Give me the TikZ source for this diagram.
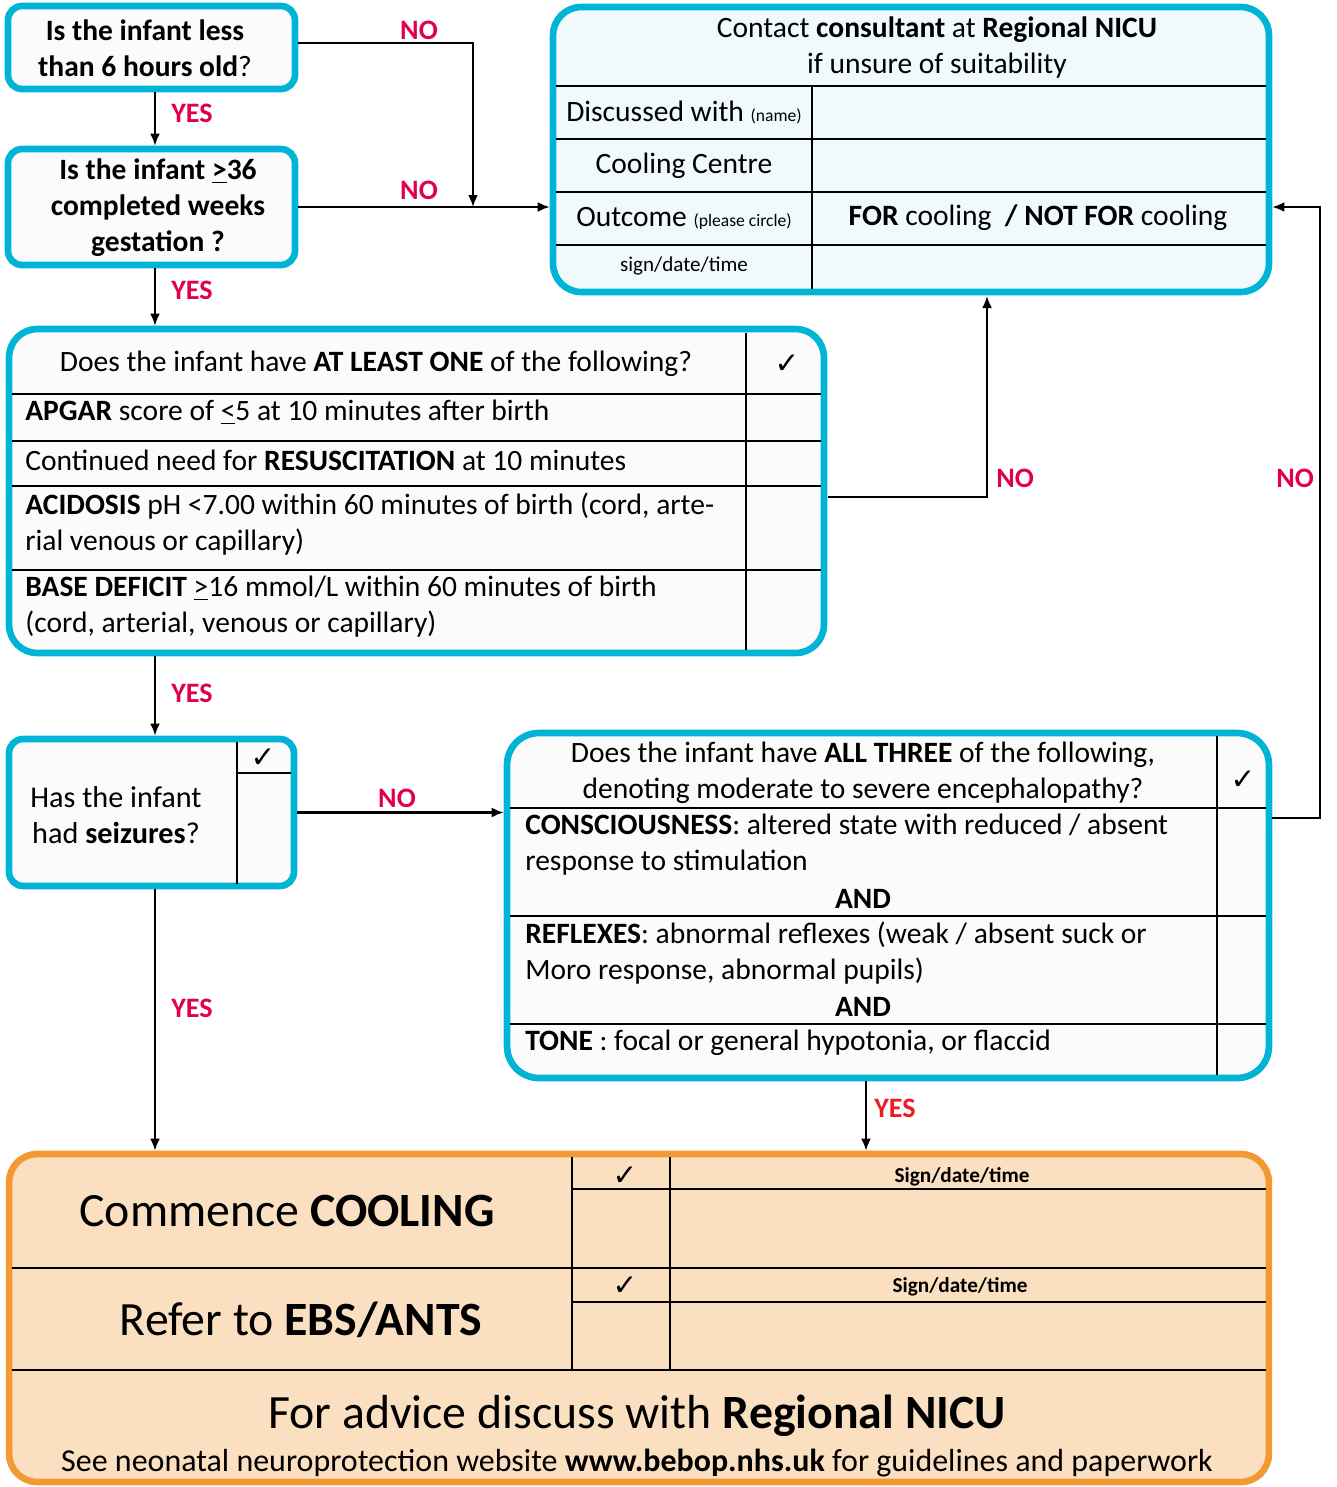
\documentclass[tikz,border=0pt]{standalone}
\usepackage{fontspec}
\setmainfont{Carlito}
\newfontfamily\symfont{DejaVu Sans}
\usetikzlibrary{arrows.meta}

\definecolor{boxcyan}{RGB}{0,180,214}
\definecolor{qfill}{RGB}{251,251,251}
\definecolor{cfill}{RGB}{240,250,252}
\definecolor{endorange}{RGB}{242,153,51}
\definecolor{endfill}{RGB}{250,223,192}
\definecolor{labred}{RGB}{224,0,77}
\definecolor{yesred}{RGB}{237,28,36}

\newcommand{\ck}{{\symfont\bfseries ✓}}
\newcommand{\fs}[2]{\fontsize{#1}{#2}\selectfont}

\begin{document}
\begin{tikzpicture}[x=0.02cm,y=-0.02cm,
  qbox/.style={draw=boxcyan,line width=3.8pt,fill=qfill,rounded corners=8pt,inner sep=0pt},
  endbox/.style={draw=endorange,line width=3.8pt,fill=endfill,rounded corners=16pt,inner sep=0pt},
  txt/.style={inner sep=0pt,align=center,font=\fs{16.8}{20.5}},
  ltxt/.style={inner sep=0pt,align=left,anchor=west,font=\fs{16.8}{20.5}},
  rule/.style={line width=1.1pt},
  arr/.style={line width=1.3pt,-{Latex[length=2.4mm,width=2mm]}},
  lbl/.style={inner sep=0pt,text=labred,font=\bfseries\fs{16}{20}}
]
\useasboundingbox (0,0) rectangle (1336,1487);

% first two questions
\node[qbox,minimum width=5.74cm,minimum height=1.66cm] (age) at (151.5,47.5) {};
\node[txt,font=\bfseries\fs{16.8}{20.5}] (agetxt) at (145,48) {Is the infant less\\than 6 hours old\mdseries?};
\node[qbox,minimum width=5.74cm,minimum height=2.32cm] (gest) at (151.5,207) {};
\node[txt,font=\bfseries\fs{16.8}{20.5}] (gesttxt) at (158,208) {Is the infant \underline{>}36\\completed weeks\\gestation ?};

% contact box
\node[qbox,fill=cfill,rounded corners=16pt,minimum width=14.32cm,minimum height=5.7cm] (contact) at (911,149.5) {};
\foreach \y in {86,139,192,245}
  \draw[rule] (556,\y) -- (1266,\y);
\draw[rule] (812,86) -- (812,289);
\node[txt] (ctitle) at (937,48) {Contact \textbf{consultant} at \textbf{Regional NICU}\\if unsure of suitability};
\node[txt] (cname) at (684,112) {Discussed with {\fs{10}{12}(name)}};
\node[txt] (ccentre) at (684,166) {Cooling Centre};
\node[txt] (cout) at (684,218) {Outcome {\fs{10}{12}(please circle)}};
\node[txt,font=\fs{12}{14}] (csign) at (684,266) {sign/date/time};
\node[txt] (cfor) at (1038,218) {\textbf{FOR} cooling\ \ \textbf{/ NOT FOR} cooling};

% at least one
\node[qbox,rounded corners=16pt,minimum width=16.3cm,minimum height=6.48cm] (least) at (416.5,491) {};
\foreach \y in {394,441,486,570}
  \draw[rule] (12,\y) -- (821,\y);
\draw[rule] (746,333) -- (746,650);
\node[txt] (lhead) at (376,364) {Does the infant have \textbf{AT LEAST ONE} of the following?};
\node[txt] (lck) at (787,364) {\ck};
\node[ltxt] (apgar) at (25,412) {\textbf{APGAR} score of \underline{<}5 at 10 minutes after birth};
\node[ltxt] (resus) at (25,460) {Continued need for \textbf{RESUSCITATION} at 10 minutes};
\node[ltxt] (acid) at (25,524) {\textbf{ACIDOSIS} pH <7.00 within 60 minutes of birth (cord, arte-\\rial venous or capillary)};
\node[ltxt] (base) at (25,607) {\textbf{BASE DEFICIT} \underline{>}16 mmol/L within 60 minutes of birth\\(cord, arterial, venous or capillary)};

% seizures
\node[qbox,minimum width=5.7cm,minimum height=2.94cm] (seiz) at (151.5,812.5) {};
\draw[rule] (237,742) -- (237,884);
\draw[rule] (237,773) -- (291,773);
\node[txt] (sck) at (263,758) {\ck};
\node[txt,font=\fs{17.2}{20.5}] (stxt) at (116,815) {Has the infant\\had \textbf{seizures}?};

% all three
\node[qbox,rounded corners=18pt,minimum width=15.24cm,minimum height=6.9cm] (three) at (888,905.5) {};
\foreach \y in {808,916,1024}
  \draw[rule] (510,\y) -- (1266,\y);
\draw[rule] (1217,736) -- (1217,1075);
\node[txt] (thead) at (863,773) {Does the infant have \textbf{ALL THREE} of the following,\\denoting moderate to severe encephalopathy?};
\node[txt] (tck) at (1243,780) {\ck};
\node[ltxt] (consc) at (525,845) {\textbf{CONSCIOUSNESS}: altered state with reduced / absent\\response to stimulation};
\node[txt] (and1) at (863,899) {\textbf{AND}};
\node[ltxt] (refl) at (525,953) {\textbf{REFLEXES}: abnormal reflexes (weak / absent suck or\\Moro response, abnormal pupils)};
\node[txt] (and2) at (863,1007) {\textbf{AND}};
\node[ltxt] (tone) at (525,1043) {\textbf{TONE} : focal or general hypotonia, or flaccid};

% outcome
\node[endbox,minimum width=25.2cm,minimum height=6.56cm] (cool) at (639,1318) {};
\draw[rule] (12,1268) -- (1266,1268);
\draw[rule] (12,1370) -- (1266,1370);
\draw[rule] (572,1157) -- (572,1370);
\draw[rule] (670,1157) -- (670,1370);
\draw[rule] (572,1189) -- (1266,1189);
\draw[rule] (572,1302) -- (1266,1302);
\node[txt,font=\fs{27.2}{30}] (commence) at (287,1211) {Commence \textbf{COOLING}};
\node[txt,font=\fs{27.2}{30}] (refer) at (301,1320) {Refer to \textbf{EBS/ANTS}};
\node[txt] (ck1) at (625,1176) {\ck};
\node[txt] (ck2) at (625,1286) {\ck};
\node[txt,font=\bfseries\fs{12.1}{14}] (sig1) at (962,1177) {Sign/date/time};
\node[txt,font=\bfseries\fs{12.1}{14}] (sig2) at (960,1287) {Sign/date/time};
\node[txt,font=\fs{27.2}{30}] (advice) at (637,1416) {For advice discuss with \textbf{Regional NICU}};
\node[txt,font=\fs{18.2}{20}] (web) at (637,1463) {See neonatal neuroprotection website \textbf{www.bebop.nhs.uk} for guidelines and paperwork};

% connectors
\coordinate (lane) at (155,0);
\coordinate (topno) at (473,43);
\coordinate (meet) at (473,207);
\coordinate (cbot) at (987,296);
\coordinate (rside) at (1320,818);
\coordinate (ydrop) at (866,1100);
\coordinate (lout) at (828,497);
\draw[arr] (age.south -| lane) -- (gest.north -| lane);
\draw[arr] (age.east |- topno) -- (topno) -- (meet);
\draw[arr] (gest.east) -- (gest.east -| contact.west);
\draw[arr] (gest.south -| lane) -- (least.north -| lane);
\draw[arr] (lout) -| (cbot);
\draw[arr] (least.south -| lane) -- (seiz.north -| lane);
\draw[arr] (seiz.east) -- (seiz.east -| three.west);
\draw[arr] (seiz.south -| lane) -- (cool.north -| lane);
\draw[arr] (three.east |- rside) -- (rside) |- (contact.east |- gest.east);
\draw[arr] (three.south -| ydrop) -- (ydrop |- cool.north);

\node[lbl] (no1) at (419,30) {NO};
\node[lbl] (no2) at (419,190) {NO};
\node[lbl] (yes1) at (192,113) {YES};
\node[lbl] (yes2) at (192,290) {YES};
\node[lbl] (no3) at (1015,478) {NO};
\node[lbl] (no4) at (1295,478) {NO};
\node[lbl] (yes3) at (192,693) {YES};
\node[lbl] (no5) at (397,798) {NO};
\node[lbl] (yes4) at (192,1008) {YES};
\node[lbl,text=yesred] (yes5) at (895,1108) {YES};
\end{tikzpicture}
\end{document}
○ ○ ○ ○ ○
Job ::
Without any pictures, reproduce the lines from the first one in the material through the line that has "(gesttxt) at (158,208)", exactly as they appear.

Answer to the problem ::
Give me the TikZ source for this diagram.
\documentclass[tikz,border=0pt]{standalone}
\usepackage{fontspec}
\setmainfont{Carlito}
\newfontfamily\symfont{DejaVu Sans}
\usetikzlibrary{arrows.meta}

\definecolor{boxcyan}{RGB}{0,180,214}
\definecolor{qfill}{RGB}{251,251,251}
\definecolor{cfill}{RGB}{240,250,252}
\definecolor{endorange}{RGB}{242,153,51}
\definecolor{endfill}{RGB}{250,223,192}
\definecolor{labred}{RGB}{224,0,77}
\definecolor{yesred}{RGB}{237,28,36}

\newcommand{\ck}{{\symfont\bfseries ✓}}
\newcommand{\fs}[2]{\fontsize{#1}{#2}\selectfont}

\begin{document}
\begin{tikzpicture}[x=0.02cm,y=-0.02cm,
  qbox/.style={draw=boxcyan,line width=3.8pt,fill=qfill,rounded corners=8pt,inner sep=0pt},
  endbox/.style={draw=endorange,line width=3.8pt,fill=endfill,rounded corners=16pt,inner sep=0pt},
  txt/.style={inner sep=0pt,align=center,font=\fs{16.8}{20.5}},
  ltxt/.style={inner sep=0pt,align=left,anchor=west,font=\fs{16.8}{20.5}},
  rule/.style={line width=1.1pt},
  arr/.style={line width=1.3pt,-{Latex[length=2.4mm,width=2mm]}},
  lbl/.style={inner sep=0pt,text=labred,font=\bfseries\fs{16}{20}}
]
\useasboundingbox (0,0) rectangle (1336,1487);

% first two questions
\node[qbox,minimum width=5.74cm,minimum height=1.66cm] (age) at (151.5,47.5) {};
\node[txt,font=\bfseries\fs{16.8}{20.5}] (agetxt) at (145,48) {Is the infant less\\than 6 hours old\mdseries?};
\node[qbox,minimum width=5.74cm,minimum height=2.32cm] (gest) at (151.5,207) {};
\node[txt,font=\bfseries\fs{16.8}{20.5}] (gesttxt) at (158,208) {Is the infant \underline{>}36\\completed weeks\\gestation ?};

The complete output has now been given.